**REQUIRED TASK:** Provide nothing but the number of lines containing the string "Python".

**RECORDS SHOWN:**
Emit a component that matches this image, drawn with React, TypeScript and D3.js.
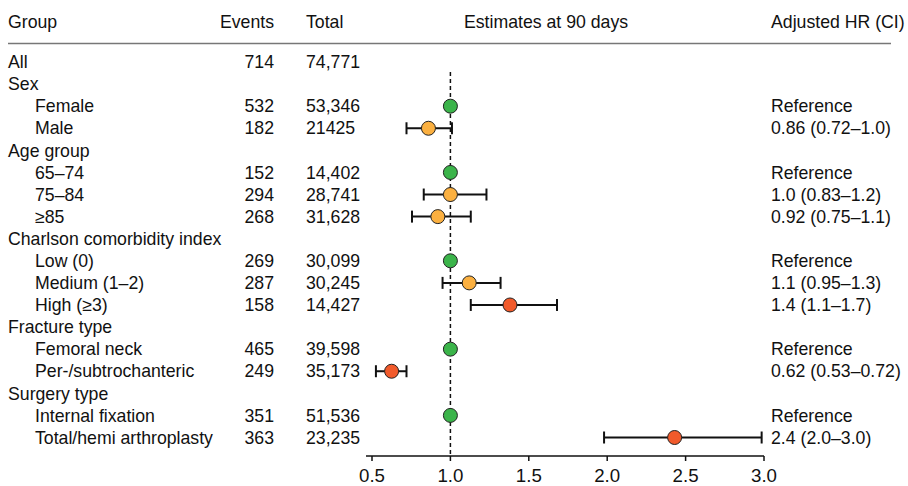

---

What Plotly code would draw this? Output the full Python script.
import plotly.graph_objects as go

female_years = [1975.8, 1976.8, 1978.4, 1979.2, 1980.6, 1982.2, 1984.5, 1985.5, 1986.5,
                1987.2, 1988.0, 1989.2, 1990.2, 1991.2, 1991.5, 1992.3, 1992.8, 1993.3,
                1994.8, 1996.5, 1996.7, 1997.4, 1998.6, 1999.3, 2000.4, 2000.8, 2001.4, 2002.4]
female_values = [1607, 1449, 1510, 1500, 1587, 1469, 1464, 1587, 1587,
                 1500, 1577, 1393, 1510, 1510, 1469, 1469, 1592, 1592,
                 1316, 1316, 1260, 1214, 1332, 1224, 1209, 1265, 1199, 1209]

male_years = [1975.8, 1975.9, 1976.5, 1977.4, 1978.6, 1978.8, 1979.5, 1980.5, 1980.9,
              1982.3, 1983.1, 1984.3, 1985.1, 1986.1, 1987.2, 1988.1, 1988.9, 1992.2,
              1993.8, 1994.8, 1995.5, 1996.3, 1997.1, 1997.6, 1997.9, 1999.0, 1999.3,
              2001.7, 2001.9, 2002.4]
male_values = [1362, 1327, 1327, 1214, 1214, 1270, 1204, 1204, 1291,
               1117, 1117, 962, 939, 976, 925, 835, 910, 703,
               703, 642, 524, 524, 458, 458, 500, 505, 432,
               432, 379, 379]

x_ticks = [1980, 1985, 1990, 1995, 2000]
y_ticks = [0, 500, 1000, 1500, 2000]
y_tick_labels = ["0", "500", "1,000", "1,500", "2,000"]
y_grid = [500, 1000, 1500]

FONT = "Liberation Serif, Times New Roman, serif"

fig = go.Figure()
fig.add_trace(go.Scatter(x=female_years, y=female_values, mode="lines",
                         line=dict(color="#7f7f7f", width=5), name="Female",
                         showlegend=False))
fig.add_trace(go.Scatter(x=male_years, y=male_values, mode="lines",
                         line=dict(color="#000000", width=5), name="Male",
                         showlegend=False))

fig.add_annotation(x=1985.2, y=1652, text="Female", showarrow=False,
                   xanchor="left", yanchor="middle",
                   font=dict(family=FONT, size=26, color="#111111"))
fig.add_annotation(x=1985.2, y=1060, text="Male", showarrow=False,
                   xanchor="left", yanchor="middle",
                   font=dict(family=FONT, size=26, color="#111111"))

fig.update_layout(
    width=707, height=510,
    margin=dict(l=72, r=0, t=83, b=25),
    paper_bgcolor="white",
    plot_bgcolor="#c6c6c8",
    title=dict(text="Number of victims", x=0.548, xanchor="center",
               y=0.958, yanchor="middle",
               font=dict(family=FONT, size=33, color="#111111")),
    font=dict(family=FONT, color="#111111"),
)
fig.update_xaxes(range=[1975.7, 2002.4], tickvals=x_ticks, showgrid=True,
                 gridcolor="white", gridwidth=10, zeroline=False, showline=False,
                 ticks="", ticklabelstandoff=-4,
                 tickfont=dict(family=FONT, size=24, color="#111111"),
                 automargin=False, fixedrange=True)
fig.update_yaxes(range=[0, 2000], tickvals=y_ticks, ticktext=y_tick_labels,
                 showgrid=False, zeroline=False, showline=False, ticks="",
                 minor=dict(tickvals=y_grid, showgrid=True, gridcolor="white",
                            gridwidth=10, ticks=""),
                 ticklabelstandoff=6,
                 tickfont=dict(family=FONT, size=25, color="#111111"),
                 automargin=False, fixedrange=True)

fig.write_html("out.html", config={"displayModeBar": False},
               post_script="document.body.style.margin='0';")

* * *

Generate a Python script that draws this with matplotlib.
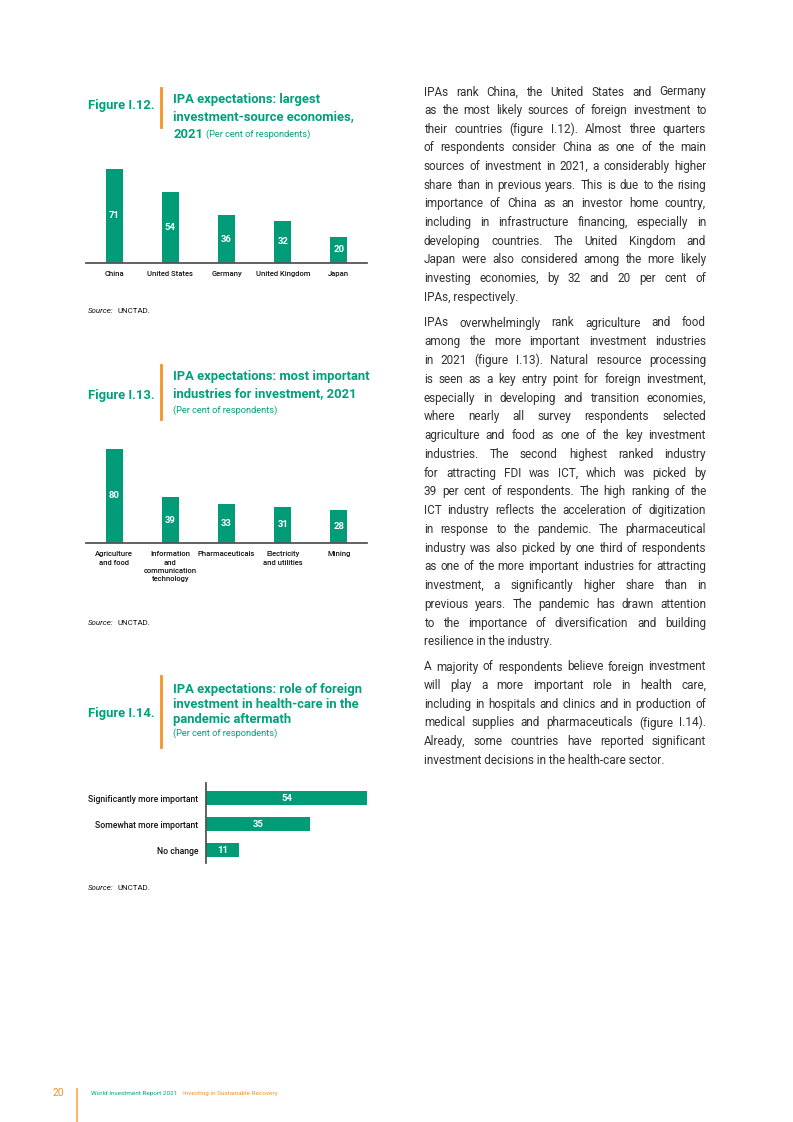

**FULL SOLUTION:** 2